STORED DATA
+-------+
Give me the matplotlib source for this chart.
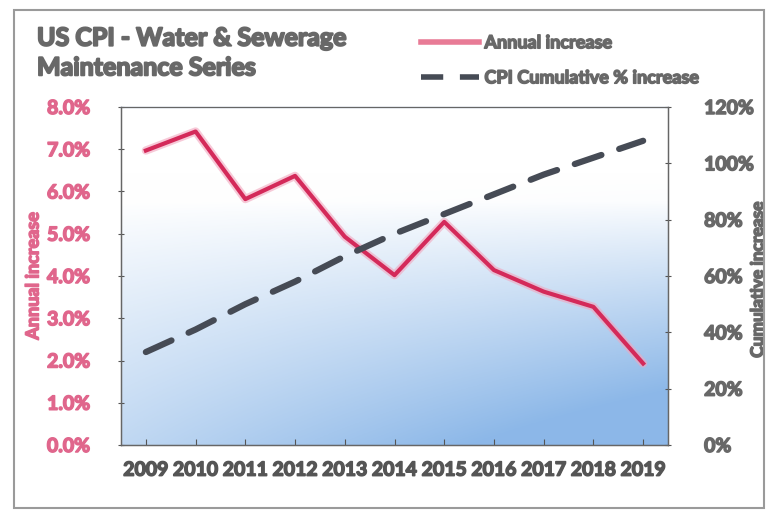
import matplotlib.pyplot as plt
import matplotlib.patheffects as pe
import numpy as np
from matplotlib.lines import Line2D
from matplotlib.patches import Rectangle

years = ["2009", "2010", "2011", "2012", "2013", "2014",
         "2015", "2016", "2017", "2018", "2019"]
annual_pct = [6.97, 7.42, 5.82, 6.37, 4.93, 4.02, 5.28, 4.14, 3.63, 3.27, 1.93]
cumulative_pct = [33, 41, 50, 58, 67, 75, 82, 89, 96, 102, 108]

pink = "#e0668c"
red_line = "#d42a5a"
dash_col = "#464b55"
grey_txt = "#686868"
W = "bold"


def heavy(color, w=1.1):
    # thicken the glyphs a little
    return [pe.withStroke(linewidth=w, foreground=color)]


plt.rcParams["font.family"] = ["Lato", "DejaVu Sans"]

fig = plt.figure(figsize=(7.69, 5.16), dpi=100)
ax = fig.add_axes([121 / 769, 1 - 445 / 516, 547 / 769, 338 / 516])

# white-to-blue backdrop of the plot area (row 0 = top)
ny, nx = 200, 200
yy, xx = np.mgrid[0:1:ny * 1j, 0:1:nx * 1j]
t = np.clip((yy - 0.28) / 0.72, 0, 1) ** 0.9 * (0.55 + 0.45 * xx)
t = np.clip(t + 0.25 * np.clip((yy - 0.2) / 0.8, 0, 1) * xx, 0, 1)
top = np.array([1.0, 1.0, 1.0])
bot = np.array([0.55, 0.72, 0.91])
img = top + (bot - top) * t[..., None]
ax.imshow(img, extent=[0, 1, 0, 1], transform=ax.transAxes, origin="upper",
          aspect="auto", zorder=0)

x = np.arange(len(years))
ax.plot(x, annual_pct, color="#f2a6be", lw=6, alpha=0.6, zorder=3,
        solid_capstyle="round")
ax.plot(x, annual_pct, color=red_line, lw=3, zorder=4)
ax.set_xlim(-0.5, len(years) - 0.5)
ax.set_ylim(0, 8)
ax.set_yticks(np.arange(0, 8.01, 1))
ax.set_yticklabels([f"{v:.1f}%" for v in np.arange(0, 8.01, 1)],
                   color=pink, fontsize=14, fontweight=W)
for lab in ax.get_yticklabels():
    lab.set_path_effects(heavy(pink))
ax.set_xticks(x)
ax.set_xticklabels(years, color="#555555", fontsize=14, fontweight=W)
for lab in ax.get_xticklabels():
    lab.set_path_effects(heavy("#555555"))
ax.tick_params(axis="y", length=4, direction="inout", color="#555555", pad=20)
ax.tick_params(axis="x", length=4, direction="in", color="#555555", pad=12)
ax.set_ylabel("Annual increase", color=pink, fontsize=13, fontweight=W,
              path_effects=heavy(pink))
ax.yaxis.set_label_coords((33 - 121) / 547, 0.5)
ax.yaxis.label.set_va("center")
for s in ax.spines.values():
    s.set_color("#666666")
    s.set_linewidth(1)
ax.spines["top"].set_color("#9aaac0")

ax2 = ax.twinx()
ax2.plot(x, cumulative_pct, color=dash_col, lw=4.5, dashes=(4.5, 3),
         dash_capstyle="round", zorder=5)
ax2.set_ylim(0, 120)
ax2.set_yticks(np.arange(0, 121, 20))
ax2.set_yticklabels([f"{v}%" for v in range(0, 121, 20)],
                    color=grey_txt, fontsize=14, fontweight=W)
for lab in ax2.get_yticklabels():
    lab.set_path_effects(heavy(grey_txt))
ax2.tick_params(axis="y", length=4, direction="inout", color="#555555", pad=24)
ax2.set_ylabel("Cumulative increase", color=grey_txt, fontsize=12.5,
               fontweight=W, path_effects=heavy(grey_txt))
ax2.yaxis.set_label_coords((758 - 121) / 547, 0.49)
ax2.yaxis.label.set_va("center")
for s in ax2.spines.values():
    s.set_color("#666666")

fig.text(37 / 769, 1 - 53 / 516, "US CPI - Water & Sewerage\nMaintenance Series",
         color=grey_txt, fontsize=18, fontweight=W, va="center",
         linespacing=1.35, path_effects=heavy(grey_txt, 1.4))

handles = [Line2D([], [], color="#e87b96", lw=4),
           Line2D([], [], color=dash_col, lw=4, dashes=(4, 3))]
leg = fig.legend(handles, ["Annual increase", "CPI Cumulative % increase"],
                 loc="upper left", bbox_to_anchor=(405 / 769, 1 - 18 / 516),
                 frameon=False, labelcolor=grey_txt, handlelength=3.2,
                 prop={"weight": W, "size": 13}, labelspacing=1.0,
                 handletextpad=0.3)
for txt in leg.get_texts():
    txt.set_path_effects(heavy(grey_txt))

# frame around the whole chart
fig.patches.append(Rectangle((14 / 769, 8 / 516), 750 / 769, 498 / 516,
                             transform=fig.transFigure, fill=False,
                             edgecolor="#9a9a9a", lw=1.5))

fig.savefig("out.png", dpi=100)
+-------+
PROBLEM REQUIREMENTS
Write out every line above exactly as it is, leaving out the pictures.

RESPONSE
Give me the matplotlib source for this chart.
import matplotlib.pyplot as plt
import matplotlib.patheffects as pe
import numpy as np
from matplotlib.lines import Line2D
from matplotlib.patches import Rectangle

years = ["2009", "2010", "2011", "2012", "2013", "2014",
         "2015", "2016", "2017", "2018", "2019"]
annual_pct = [6.97, 7.42, 5.82, 6.37, 4.93, 4.02, 5.28, 4.14, 3.63, 3.27, 1.93]
cumulative_pct = [33, 41, 50, 58, 67, 75, 82, 89, 96, 102, 108]

pink = "#e0668c"
red_line = "#d42a5a"
dash_col = "#464b55"
grey_txt = "#686868"
W = "bold"


def heavy(color, w=1.1):
    # thicken the glyphs a little
    return [pe.withStroke(linewidth=w, foreground=color)]


plt.rcParams["font.family"] = ["Lato", "DejaVu Sans"]

fig = plt.figure(figsize=(7.69, 5.16), dpi=100)
ax = fig.add_axes([121 / 769, 1 - 445 / 516, 547 / 769, 338 / 516])

# white-to-blue backdrop of the plot area (row 0 = top)
ny, nx = 200, 200
yy, xx = np.mgrid[0:1:ny * 1j, 0:1:nx * 1j]
t = np.clip((yy - 0.28) / 0.72, 0, 1) ** 0.9 * (0.55 + 0.45 * xx)
t = np.clip(t + 0.25 * np.clip((yy - 0.2) / 0.8, 0, 1) * xx, 0, 1)
top = np.array([1.0, 1.0, 1.0])
bot = np.array([0.55, 0.72, 0.91])
img = top + (bot - top) * t[..., None]
ax.imshow(img, extent=[0, 1, 0, 1], transform=ax.transAxes, origin="upper",
          aspect="auto", zorder=0)

x = np.arange(len(years))
ax.plot(x, annual_pct, color="#f2a6be", lw=6, alpha=0.6, zorder=3,
        solid_capstyle="round")
ax.plot(x, annual_pct, color=red_line, lw=3, zorder=4)
ax.set_xlim(-0.5, len(years) - 0.5)
ax.set_ylim(0, 8)
ax.set_yticks(np.arange(0, 8.01, 1))
ax.set_yticklabels([f"{v:.1f}%" for v in np.arange(0, 8.01, 1)],
                   color=pink, fontsize=14, fontweight=W)
for lab in ax.get_yticklabels():
    lab.set_path_effects(heavy(pink))
ax.set_xticks(x)
ax.set_xticklabels(years, color="#555555", fontsize=14, fontweight=W)
for lab in ax.get_xticklabels():
    lab.set_path_effects(heavy("#555555"))
ax.tick_params(axis="y", length=4, direction="inout", color="#555555", pad=20)
ax.tick_params(axis="x", length=4, direction="in", color="#555555", pad=12)
ax.set_ylabel("Annual increase", color=pink, fontsize=13, fontweight=W,
              path_effects=heavy(pink))
ax.yaxis.set_label_coords((33 - 121) / 547, 0.5)
ax.yaxis.label.set_va("center")
for s in ax.spines.values():
    s.set_color("#666666")
    s.set_linewidth(1)
ax.spines["top"].set_color("#9aaac0")

ax2 = ax.twinx()
ax2.plot(x, cumulative_pct, color=dash_col, lw=4.5, dashes=(4.5, 3),
         dash_capstyle="round", zorder=5)
ax2.set_ylim(0, 120)
ax2.set_yticks(np.arange(0, 121, 20))
ax2.set_yticklabels([f"{v}%" for v in range(0, 121, 20)],
                    color=grey_txt, fontsize=14, fontweight=W)
for lab in ax2.get_yticklabels():
    lab.set_path_effects(heavy(grey_txt))
ax2.tick_params(axis="y", length=4, direction="inout", color="#555555", pad=24)
ax2.set_ylabel("Cumulative increase", color=grey_txt, fontsize=12.5,
               fontweight=W, path_effects=heavy(grey_txt))
ax2.yaxis.set_label_coords((758 - 121) / 547, 0.49)
ax2.yaxis.label.set_va("center")
for s in ax2.spines.values():
    s.set_color("#666666")

fig.text(37 / 769, 1 - 53 / 516, "US CPI - Water & Sewerage\nMaintenance Series",
         color=grey_txt, fontsize=18, fontweight=W, va="center",
         linespacing=1.35, path_effects=heavy(grey_txt, 1.4))

handles = [Line2D([], [], color="#e87b96", lw=4),
           Line2D([], [], color=dash_col, lw=4, dashes=(4, 3))]
leg = fig.legend(handles, ["Annual increase", "CPI Cumulative % increase"],
                 loc="upper left", bbox_to_anchor=(405 / 769, 1 - 18 / 516),
                 frameon=False, labelcolor=grey_txt, handlelength=3.2,
                 prop={"weight": W, "size": 13}, labelspacing=1.0,
                 handletextpad=0.3)
for txt in leg.get_texts():
    txt.set_path_effects(heavy(grey_txt))

# frame around the whole chart
fig.patches.append(Rectangle((14 / 769, 8 / 516), 750 / 769, 498 / 516,
                             transform=fig.transFigure, fill=False,
                             edgecolor="#9a9a9a", lw=1.5))

fig.savefig("out.png", dpi=100)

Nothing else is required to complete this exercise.